Fri, Jun 28, 2019 - Page 12 News List

Climate monitor unchanged, but public confidence up

By Crystal Hsu  /  Staff reporter

The government’s business climate monitor posted another sluggish “yellow-blue” signal last month, but the public gained more confidence as firms commit to moving back to Taiwan from China.

The overall monitor shed four points to 17, just one point shy of indicating a recession, as all segments showed negative cyclical movements, except machinery and electrical equipment imports, the National Development Council said yesterday.

“The data reflect the negative effects of US-China trade tensions on Taiwan,” council research director Wu Ming-huei (吳明蕙) told a media briefing.

The council uses a five-color system to describe the state of the economy, with “green” indicating steady growth, “red” suggesting overheating and “blue” signaling a recession. Dual colors indicate a transition. The monitor system has shown “yellow-blue” for the past five months.

The trade dispute has not prevented local semiconductor firms from expanding capacity or improving their technology leadership on the world stage, allowing for a relatively stable economy, Wu said.

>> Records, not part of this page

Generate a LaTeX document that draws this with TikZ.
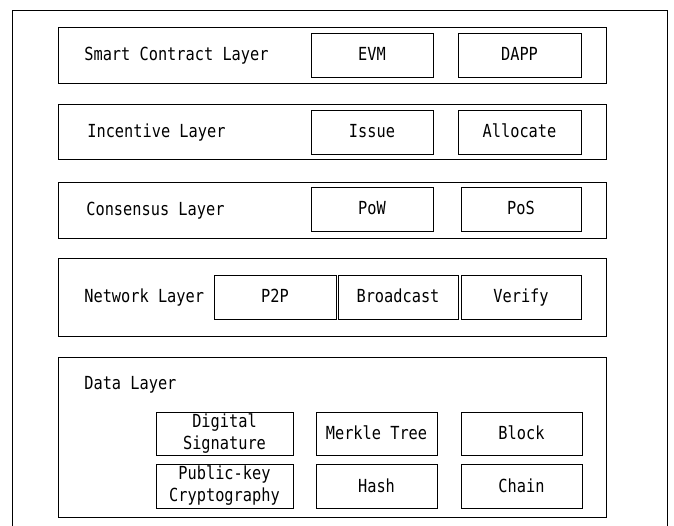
\documentclass[tikz,border=0pt]{standalone}
\usepackage{fontspec}
\setmainfont{DejaVu Sans Mono}[FakeStretch=0.85]

\begin{document}
\begin{tikzpicture}[x=1pt, y=-1pt, line width=0.7pt,
    every node/.style={font=\fontsize{18}{22}\selectfont, inner sep=0pt},
    layer/.style={draw, minimum width=548pt},
    cell/.style={draw, minimum width=122pt, minimum height=44pt},
    item/.style={cell, text height=12pt, text depth=0pt},
    pair/.style={cell, align=center},
    title/.style={anchor=west, text height=12pt, text depth=0pt}]
    \useasboundingbox (0, 0) rectangle (674, 526);
    \draw (12, 530) -- (12, 10) -- (667, 10) -- (667, 530);

    % layers
    \node[layer, minimum height=56pt] at (332, 55)(smart){};
    \node[layer, minimum height=55pt] at (332, 131.5)(incentive){};
    \node[layer, minimum height=56pt] at (332, 210)(consensus){};
    \node[layer, minimum height=78pt] at (332, 297)(network){};
    \node[layer, minimum height=160pt] at (332, 437)(data){};

    \node[title] at (84, 55)(smartT){Smart Contract Layer};
    \node[title] at (87, 131.5)(incentiveT){Incentive Layer};
    \node[title] at (86, 210)(consensusT){Consensus Layer};
    \node[title] at (84, 297)(networkT){Network Layer};
    \node[title] at (84, 383)(dataT){Data Layer};

    % components
    \node[item] at (372, 55)(evm){EVM};
    \node[item, minimum width=123pt] at (519.5, 55)(dapp){DAPP};
    \node[item] at (372, 132)(issue){Issue};
    \node[item, minimum width=123pt] at (519.5, 132)(allocate){Allocate};
    \node[item] at (372, 209)(pow){PoW};
    \node[item, minimum width=120pt] at (521, 209)(pos){PoS};

    \node[item] at (275, 297)(p2p){P2P};
    \node[item, minimum width=120pt] at (398, 297)(broadcast){Broadcast};
    \node[item, minimum width=120pt] at (521, 297)(verify){Verify};

    \node[pair, minimum width=137pt, minimum height=43pt] at (224.5, 433.5)(signature){Digital\\Signature};
    \node[pair, minimum width=137pt] at (224.5, 486)(pubkey){Public-key\\Cryptography};
    \node[item, minimum width=121pt, minimum height=43pt] at (376.5, 433.5)(merkle){Merkle Tree};
    \node[item, minimum width=121pt] at (376.5, 486)(hash){Hash};
    \node[item, minimum width=121pt, minimum height=43pt] at (521.5, 433.5)(block){Block};
    \node[item, minimum width=121pt] at (521.5, 486)(chain){Chain};
\end{tikzpicture}
\end{document}
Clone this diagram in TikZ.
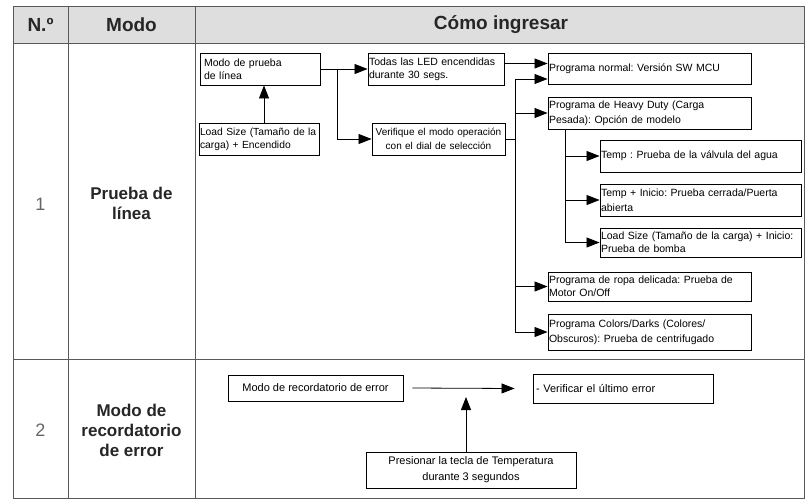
\documentclass[tikz,border=0pt]{standalone}
\usepackage{fontspec}
\setmainfont{Liberation Sans}
\usepackage{tikz}
\usetikzlibrary{positioning, shapes.geometric, arrows.meta, calc}
\frenchspacing

\begin{document}
\begin{tikzpicture}[x=1pt, y=-1pt, >={Triangle[length=13pt,width=10pt]}]

% Define block styles
\tikzstyle{block} = [draw, rectangle, line width=0.9pt, inner xsep=1pt, inner ysep=0pt, align=left, font=\fontsize{10.5}{13}\selectfont]
\tikzstyle{wide} = [font=\fontsize{10.5}{15}\selectfont]
\tikzstyle{block2} = [block, align=center, font=\fontsize{11}{16}\selectfont]
\tikzstyle{head} = [font=\fontsize{19}{22}\selectfont\bfseries, text=black!85]
\tikzstyle{mode} = [align=center, font=\fontsize{17}{20}\selectfont\bfseries, text=black!85]
\tikzstyle{num} = [font=\fontsize{18}{20}\selectfont, text=black!60]
\tikzstyle{grid} = [draw=black!65, line width=0.8pt]
\tikzstyle{line} = [line width=0.8pt]

\useasboundingbox (0,0) rectangle (810,501);

% Table
\fill [black!13] (13,6) rectangle (804,43);
\draw [grid] (13,6) rectangle (804,498);
\draw [grid] (13,43) -- (804,43);
\draw [grid] (13,359) -- (804,359);
\draw [grid] (68,6) -- (68,498);
\draw [grid] (195,6) -- (195,498);

% Header
\node [head] (hnum) at (40.5,25) {N.º};
\node [head] (hmode) at (131.5,25) {Modo};
\node [head] (hhow) at (501,25) {Cómo ingresar};

% Modes
\node [num] (n1) at (40.5,204) {1};
\node [mode] (m1) at (131.5,203) {Prueba de\\línea};
\node [num] (n2) at (40.5,430) {2};
\node [mode] (m2) at (131.5,430) {Modo de\\recordatorio\\de error};

% Nodes
\node [block, text width=118pt, minimum height=32pt] (lmode) at (260,69) {\hspace*{3pt}Modo de prueba\\\hspace*{3pt}de línea};
\node [block, text width=118pt, minimum height=32pt, font=\fontsize{10.3}{13}\selectfont] (lsize) at (259,139) {Load Size (Tamaño de la\\carga) + Encendido};
\node [block, text width=134pt, minimum height=32pt] (leds) at (436,69) {Todas las LED encendidas\\durante 30 segs.};
\node [block, align=center, text width=131pt, minimum height=32pt, font=\fontsize{10}{14}\selectfont] (dial) at (438.5,139) {Verifique el modo operación\\con el dial de selección};
\node [block, text width=201pt, minimum height=31pt] (normal) at (649.5,68.5) {Programa normal: Versión SW MCU};
\node [block, wide, text width=201pt, minimum height=32pt] (heavy) at (649.5,113) {Programa de Heavy Duty (Carga\\Pesada): Opción de modelo};
\node [block, text width=199pt, minimum height=32pt] (temp) at (700.5,156) {Temp : Prueba de la válvula del agua};
\node [block, wide, text width=199pt, minimum height=32pt] (tstart) at (700.5,200) {Temp + Inicio: Prueba cerrada/Puerta\\abierta};
\node [block, text width=199pt, minimum height=29pt] (pump) at (700.5,242.5) {Load Size (Tamaño de la carga) + Inicio:\\Prueba de bomba};
\node [block, text width=201pt, minimum height=29pt] (delicate) at (649.5,286.5) {Programa de ropa delicada: Prueba de\\Motor On/Off};
\node [block, wide, text width=201pt, minimum height=36pt] (colors) at (649.5,332) {Programa Colors/Darks (Colores/\\Obscuros): Prueba de centrifugado};

\node [block2, minimum width=175pt, minimum height=26pt] (remind) at (315.5,388) {Modo de recordatorio de error};
\node [block2, align=left, text width=178pt, minimum height=29pt] (lasterr) at (623,388.5) {\hspace*{2pt}- Verificar el último error};
\node [block2, minimum width=210pt, minimum height=36pt] (press) at (471,470) {Presionar la tecla de Temperatura\\durante 3 segundos};

\coordinate (split) at (337,69);
\coordinate (trunk) at (515,79);
\coordinate (nin) at ([yshift=5pt]normal.west);
\coordinate (branch) at ($(heavy.south west)+(18,0)$);
\coordinate (meet) at (466,397);

% Connections
\draw [line, ->] ([xshift=5pt]lsize.north) -- ([xshift=5pt]lsize.north |- lmode.south);
\draw [line, ->] (lmode.east) -- (leds.west);
\draw [line, ->] (split) |- (dial.west);
\draw [line, ->] (nin -| leds.east) -- (nin);
\draw [line] (dial.east) -- (dial.east -| trunk);
\draw [line] (trunk) -- (trunk |- colors.west);
\draw [line, ->] (trunk) -- (trunk -| normal.west);
\draw [line, ->] (trunk |- heavy.west) -- (heavy.west);
\draw [line, ->] (trunk |- delicate.west) -- (delicate.west);
\draw [line, ->] (trunk |- colors.west) -- (colors.west);
\draw [line] (branch) -- (branch |- pump.west);
\draw [line, ->] (branch |- temp.west) -- (temp.west);
\draw [line, ->] (branch |- tstart.west) -- (tstart.west);
\draw [line, ->] (branch |- pump.west) -- (pump.west);
\draw [line, ->] ([xshift=9pt]remind.east) -- ([xshift=-18pt]lasterr.west);
\draw [line, ->] (press.north -| meet) -- (meet);

\end{tikzpicture}
\end{document}
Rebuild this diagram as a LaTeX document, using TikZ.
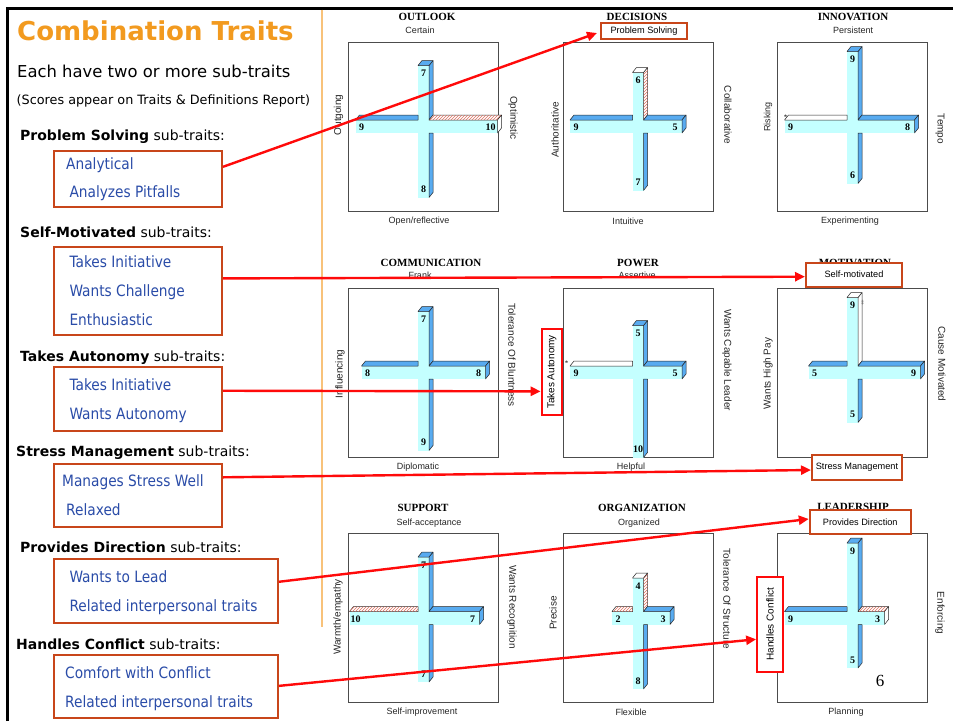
\documentclass[tikz,border=0pt]{standalone}
\usepackage{fontspec}
\usetikzlibrary{arrows.meta,calc,patterns}

\newfontfamily\ctFont{DejaVu Sans}
\newfontfamily\ctNarrow[FakeStretch=0.88]{DejaVu Sans}
\newfontfamily\ctArial{Liberation Sans}
\newfontfamily\ctSerif{Liberation Serif}

\definecolor{titleorange}{HTML}{F29A1F}
\definecolor{traitblue}{HTML}{2A4CA8}
\definecolor{boxrust}{HTML}{C8461A}
\definecolor{linkred}{HTML}{FF0A0A}
\definecolor{divider}{HTML}{F8C27A}
\definecolor{bandcyan}{HTML}{C4FFFF}
\definecolor{barblue}{HTML}{58ABF0}
\definecolor{hatchred}{HTML}{E07060}
\definecolor{labelgray}{HTML}{262626}

\tikzset{
  every node/.style={inner sep=0pt},
  heading/.style={anchor=base west, font=\ctFont\bfseries\fontsize{26}{30}\selectfont, text=titleorange},
  intro/.style={anchor=base west, font=\ctFont\fontsize{16.4}{20}\selectfont},
  note/.style={anchor=base west, font=\ctFont\fontsize{12.8}{15}\selectfont},
  group/.style={anchor=base west, font=\ctFont\fontsize{14}{16}\selectfont},
  trait/.style={anchor=base west, font=\ctNarrow\fontsize{15.6}{18}\selectfont, text=traitblue},
  traitbox/.style={draw=boxrust, line width=2pt},
  tagbox/.style={draw=boxrust, line width=2pt, fill=white, font=\ctArial\fontsize{9.2}{10}\selectfont},
  redtag/.style={draw=linkred, line width=2pt, fill=white, font=\ctArial\fontsize{10}{11}\selectfont},
  link/.style={draw=linkred, line width=2.4pt, -{Triangle[length=10pt,width=9pt]}},
  panel/.style={draw=black!70, line width=1pt, minimum width=150pt, minimum height=169pt},
  ptitle/.style={font=\ctSerif\bfseries\fontsize{11}{12}\selectfont},
  pend/.style={font=\ctArial\fontsize{9}{10}\selectfont, text=labelgray},
  pside/.style={font=\ctArial\fontsize{10}{11}\selectfont, text=labelgray},
  lside/.style={pside, rotate=90},
  rside/.style={pside, rotate=-90},
  score/.style={font=\ctSerif\bfseries\fontsize{10}{10}\selectfont},
  face/.style={draw=black!85, line width=0.5pt, line join=round},
  long b/.style={face, fill=barblue}, cap b/.style={face, fill=barblue},
  long w/.style={face, fill=white},   cap w/.style={face, fill=white},
  long h/.style={face, fill=white, postaction={pattern=north east lines, pattern color=hatchred}},
  cap h/.style={face, fill=white},
}

% Score cross: arms up/down/left/right with their scores, then the look
% of each arm (b = blue, w = white, h = hatched); drawn around (0,0).
\newcommand\barcross[8]{%
  \pgfmathsetmacro\crU{12+7*#1}%
  \pgfmathsetmacro\crD{15+7*#2}%
  \pgfmathsetmacro\crL{14+6*#3}%
  \pgfmathsetmacro\crR{14+6*#4}%
  \fill[bandcyan] (-5.5,-\crU) rectangle (5.5,\crD);
  \fill[bandcyan] (-\crL,-6.5) rectangle (\crR,6.5);
  \draw[long #5] (5.5,-\crU) -- (5.5,-6.5) -- (9.5,-11.5) -- (9.5,-\crU-5) -- cycle;
  \draw[cap #5] (-5.5,-\crU) -- (5.5,-\crU) -- (9.5,-\crU-5) -- (-1.5,-\crU-5) -- cycle;
  \draw[long #6] (5.5,6.5) -- (5.5,\crD) -- (9.5,\crD-5) -- (9.5,6.5) -- cycle;
  \draw[long #7] (-\crL,-6.5) -- (-5.5,-6.5) -- (-5.5,-11.5) -- (-\crL+4,-11.5) -- cycle;
  \draw[long #8] (5.5,-6.5) -- (\crR,-6.5) -- (\crR+4,-11.5) -- (9.5,-11.5) -- cycle;
  \draw[cap #8] (\crR,-6.5) -- (\crR,6.5) -- (\crR+4,1.5) -- (\crR+4,-11.5) -- cycle;
  \node[score] (up) at (0,-\crU+8) {#1};
  \node[score] (down) at (0,\crD-8) {#2};
  \node[score] (left) at (-\crL+6,1) {#3};
  \node[score] (right) at (\crR-7,1) {#4};
}

\begin{document}
\begin{tikzpicture}[x=1pt,y=-1pt]
\useasboundingbox (0,0) rectangle (953,721);
\fill[white] (0,0) rectangle (953,721);

% page frame and divider
\draw[line width=3pt] (7,721) -- (7,8) -- (953,8);
\draw[divider, line width=1.2pt] (322,9.5) -- (322,627);

% ---------- left column ----------
\node[heading] (head) at (17,40.5) {Combination Traits};
\node[intro] (intro) at (17,77.3) {Each have two or more sub-traits};
\node[note] (note) at (16.5,104.3) {(Scores appear on Traits \& Definitions Report)};

\node[group] (g1) at (20,140) {\textbf{Problem Solving} sub-traits:};
\node[traitbox, minimum width=168pt, minimum height=56pt] (b1) at (138,179) {};
\node[trait] (a1) at (66,169.3) {Analytical};
\node[trait] (a2) at (69.3,197.7) {Analyzes Pitfalls};

\node[group] (g2) at (20,237.3) {\textbf{Self-Motivated} sub-traits:};
\node[traitbox, minimum width=168pt, minimum height=88pt] (b2) at (138,291) {};
\node[trait] (m1) at (69.3,267.3) {Takes Initiative};
\node[trait] (m2) at (69.3,296.7) {Wants Challenge};
\node[trait] (m3) at (69.3,325) {Enthusiastic};

\node[group] (g3) at (20,361) {\textbf{Takes Autonomy} sub-traits:};
\node[traitbox, minimum width=168pt, minimum height=64pt] (b3) at (138,399) {};
\node[trait] (u1) at (69.3,390) {Takes Initiative};
\node[trait] (u2) at (69.3,419.3) {Wants Autonomy};

\node[group] (g4) at (16,456.7) {\textbf{Stress Management} sub-traits:};
\node[traitbox, minimum width=168pt, minimum height=63pt] (b4) at (138,495.5) {};
\node[trait] (s1) at (62,486) {Manages Stress Well};
\node[trait] (s2) at (66,515) {Relaxed};

\node[group] (g5) at (20,552.7) {\textbf{Provides Direction} sub-traits:};
\node[traitbox, minimum width=224pt, minimum height=64pt] (b5) at (166,591) {};
\node[trait] (d1) at (69.3,582) {Wants to Lead};
\node[trait] (d2) at (69.3,611) {Related interpersonal traits};

\node[group] (g6) at (16,649) {\textbf{Handles Conflict} sub-traits:};
\node[traitbox, minimum width=224pt, minimum height=63pt] (b6) at (166,686.5) {};
\node[trait] (h1) at (65,678.3) {Comfort with Conflict};
\node[trait] (h2) at (65,707.3) {Related interpersonal traits};

% ---------- scale panels ----------
\node[panel] (p1) at (423.5,126.5) {};
\node[panel] (p2) at (638,126.5) {};
\node[panel] (p3) at (852.5,126.5) {};
\node[panel] (p4) at (423.5,372.5) {};
\node[panel] (p5) at (638,372.5) {};
\node[panel] (p6) at (852.5,372.5) {};
\node[panel] (p7) at (423.5,618) {};
\node[panel] (p8) at (638,618) {};
\node[panel] (p9) at (852.5,618) {};

\begin{scope}[shift={(423.5,126.5)}, name prefix=outlook-]
  \barcross{7}{8}{9}{10}{b}{b}{b}{h}
\end{scope}
\begin{scope}[shift={(638,126.5)}, name prefix=decisions-]
  \barcross{6}{7}{9}{5}{h}{b}{b}{b}
\end{scope}
\begin{scope}[shift={(852.5,126.5)}, name prefix=innovation-]
  \barcross{9}{6}{9}{8}{b}{b}{w}{b}
\end{scope}
\begin{scope}[shift={(423.5,372.5)}, name prefix=communication-]
  \barcross{7}{9}{8}{8}{b}{b}{b}{b}
\end{scope}
\begin{scope}[shift={(638,372.5)}, name prefix=power-]
  \barcross{5}{10}{9}{5}{b}{b}{w}{b}
\end{scope}
\begin{scope}[shift={(852.5,372.5)}, name prefix=motivation-]
  \barcross{9}{5}{5}{9}{w}{b}{b}{b}
\end{scope}
\begin{scope}[shift={(423.5,618)}, name prefix=support-]
  \barcross{7}{7}{10}{7}{b}{b}{h}{b}
\end{scope}
\begin{scope}[shift={(638,618)}, name prefix=organization-]
  \barcross{4}{8}{2}{3}{h}{b}{h}{b}
\end{scope}
\begin{scope}[shift={(852.5,618)}, name prefix=leadership-]
  \barcross{9}{5}{9}{3}{b}{b}{b}{h}
\end{scope}

% small markers beside some arms
\node[font=\ctSerif\fontsize{7}{7}\selectfont] (mk1) at (785.5,117) {*};
\node[font=\ctSerif\fontsize{7}{7}\selectfont] (mk2) at (566.5,363.5) {*};
\node[font=\ctFont\fontsize{6}{6}\selectfont, text=black!60] (mk3) at (862.5,303) {‡};

% panel captions, row 1
\node[ptitle] (t-outlook) at (427,17) {OUTLOOK};
\node[pend] (e1a) at (420,30) {Certain};
\node[pend] (e1b) at (419,221) {Open/reflective};
\node[lside] (s1a) at (338.5,115) {Outgoing};
\node[rside] (s1b) at (513,118) {Optimistic};

\node[ptitle] (t-decisions) at (637,17) {DECISIONS};
\node[pend] (e2b) at (628,221) {Intuitive};
\node[lside] (s2a) at (555,130) {Authoritative};
\node[rside] (s2b) at (728,115) {Collaborative};

\node[ptitle] (t-innovation) at (853,17) {INNOVATION};
\node[pend] (e3a) at (853,30) {Persistent};
\node[pend] (e3b) at (850,221) {Experimenting};
\node[lside, font=\ctArial\fontsize{9}{10}\selectfont] (s3a) at (768,117) {Risking};
\node[rside] (s3b) at (940,129) {Tempo};

% row 2
\node[ptitle] (t-communication) at (431,263) {COMMUNICATION};
\node[pend] (e4a) at (420,275) {Frank};
\node[pend] (e4b) at (418,467) {Diplomatic};
\node[lside] (s4a) at (340,374) {Influencing};
\node[rside] (s4b) at (512,355) {Tolerance Of Bluntness};

\node[ptitle] (t-power) at (638,263) {POWER};
\node[pend] (e5a) at (637,275) {Assertive};
\node[pend] (e5b) at (631,467) {Helpful};
\node[rside] (s5b) at (727,360) {Wants Capable Leader};

\node[ptitle] (t-motivation) at (855,263) {MOTIVATION};
\node[lside] (s6a) at (768,373.5) {Wants High Pay};
\node[rside] (s6b) at (942,364) {Cause Motivated};

% row 3
\node[ptitle] (t-support) at (423,508) {SUPPORT};
\node[pend] (e7a) at (429,523) {Self-acceptance};
\node[pend] (e7b) at (422,712) {Self-improvement};
\node[lside] (s7a) at (338,617) {Warmth/empathy};
\node[rside] (s7b) at (512,607) {Wants Recognition};

\node[ptitle] (t-organization) at (642,508) {ORGANIZATION};
\node[pend] (e8a) at (639,523) {Organized};
\node[pend] (e8b) at (631,712) {Flexible};
\node[lside] (s8a) at (553,613) {Precise};
\node[rside] (s8b) at (727,599) {Tolerance Of Structure};

\node[ptitle] (t-leadership) at (853,507) {LEADERSHIP};
\node[pend] (e9b) at (846,712) {Planning};
\node[rside] (s9b) at (940,613) {Enforcing};

\node[font=\ctSerif\fontsize{17}{17}\selectfont] (pageno) at (880,681) {6};

% highlighted scale labels
\node[tagbox, minimum width=86pt, minimum height=16pt] (t1) at (644,31) {Problem Solving};
\node[tagbox, minimum width=96pt, minimum height=24pt] (t2) at (854,274.7) {Self-motivated};
\node[redtag, minimum width=20pt, minimum height=86pt] (t3) at (551.7,372) {\rotatebox{90}{Takes Autonomy}};
\node[tagbox, minimum width=90pt, minimum height=25pt] (t4) at (857,467.5) {Stress Management};
\node[tagbox, minimum width=101pt, minimum height=24pt] (t5) at (860.3,522) {Provides Direction};
\node[redtag, minimum width=25.7pt, minimum height=94.7pt] (t6) at (770,624.3) {\rotatebox{90}{Handles Conflict}};

% links from sub-trait groups to their scales
\draw[link] ($(b1.north east)!0.29!(b1.south east)$) -- ($(t1.west)+(-3,2)$);
\draw[link] ($(b2.north east)!0.36!(b2.south east)$) -- ($(t2.west)+(0,2)$);
\draw[link] ($(b3.north east)!0.375!(b3.south east)$) -- ($(t3.north west)!0.72!(t3.south west)$);
\draw[link] ($(b4.north east)!0.22!(b4.south east)$) -- ($(t4.west)+(0,2.5)$);
\draw[link] ($(b5.north east)!0.36!(b5.south east)$) -- ($(t5.west)+(0,-3)$);
\draw[link] ($(b6.north east)!0.49!(b6.south east)$) -- ($(t6.north west)!0.655!(t6.south west)$);
\end{tikzpicture}
\end{document}
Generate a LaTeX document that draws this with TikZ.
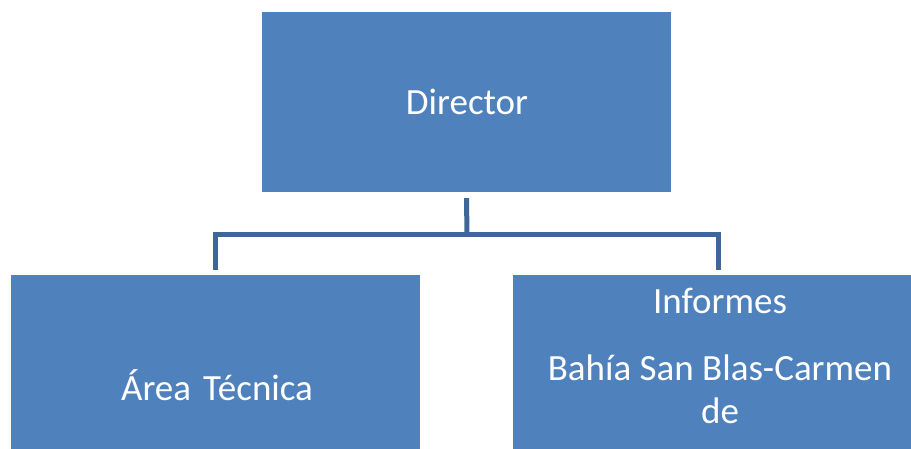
\documentclass[tikz,border=0pt]{standalone}
\usepackage{fontspec}
\setmainfont{Carlito}
\definecolor{boxblue}{RGB}{79,129,189}
\definecolor{connblue}{RGB}{62,102,153}
\begin{document}
\begin{tikzpicture}[x=1pt,y=-1pt,
  orgbox/.style={fill=boxblue,draw=none},
  lbl/.style={text=white,font=\fontsize{37}{44}\selectfont,anchor=base,inner sep=0pt},
  conn/.style={draw=connblue,line width=5pt,line join=miter}]
\useasboundingbox (0,0) rectangle (911,449);
\fill[white] (0,0) rectangle (911,449);
\node[orgbox,minimum width=409pt,minimum height=180pt] (director) at (466.5,102) {};
\node[orgbox,minimum width=409.5pt,minimum height=200pt] (area) at (215.25,375) {};
\node[orgbox,minimum width=417.5pt,minimum height=200pt] (informes) at (721.25,375) {};
\node[lbl] (tdir) at (467,115) {Director};
\node[lbl] (tarea) at (217,400) {Área\hspace{0.1em} Técnica};
\node[lbl] (tinf1) at (720,313) {Informes};
\node[lbl] (tinf2) at (720,381) {Bahía San Blas-Carmen};
\node[lbl] (tinf3) at (720,423) {de};
\coordinate (bus) at (467,234.5);
\coordinate (lend) at (215,270);
\coordinate (rend) at (718,270);
\draw[conn] ([yshift=-6pt]director.south) -- (bus);
\draw[conn] (lend) |- (bus) -| (rend);
\end{tikzpicture}
\end{document}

Despite current headwinds, semiconductor firms must have detected business opportunities and increased investment, she added.

Many firms plan to shift production away from China to Taiwan or Southeast Asia, lending support to capital formation and job creation, Wu said.

This explains why the leading index series, which seeks to forecast the economic landscape in the next six months, rose 0.52 percent to 102.42, thanks to improved business confidence, capital equipment imports, export orders and stock prices, she said.

The leading index series gained 2.55 percent in the past five months, the council said.

However, the coincident index series, which reflects current economic changes, fell 0.44 percent to 97.32, with all seven subindices losing value for the 16th consecutive month, it added.

The trade dispute has harmed exports, although some firms would benefit from order transfers, Wu said.

Separately, the consumer confidence index this month increased 0.32 percent to 79.8, even though the subindex on stock market investment weakened to a six-and-a-half-year low, a survey released yesterday by National Central University showed.

The investment gauge lost two points to 58.6, as the volatile local bourse unnerved investors, university research center director Dachrahn Wu (吳大任) said.

Otherwise, the public felt slightly better about the economy, durable goods purchases, household income and consumer prices, encouraged by capital repatriation among firms based in China, Wu said.

More than 100 firms with production in China have applied to move back Taiwan to avoid US tariffs, bringing investments of more than NT$300 billion (US$9.65 billion), government data showed.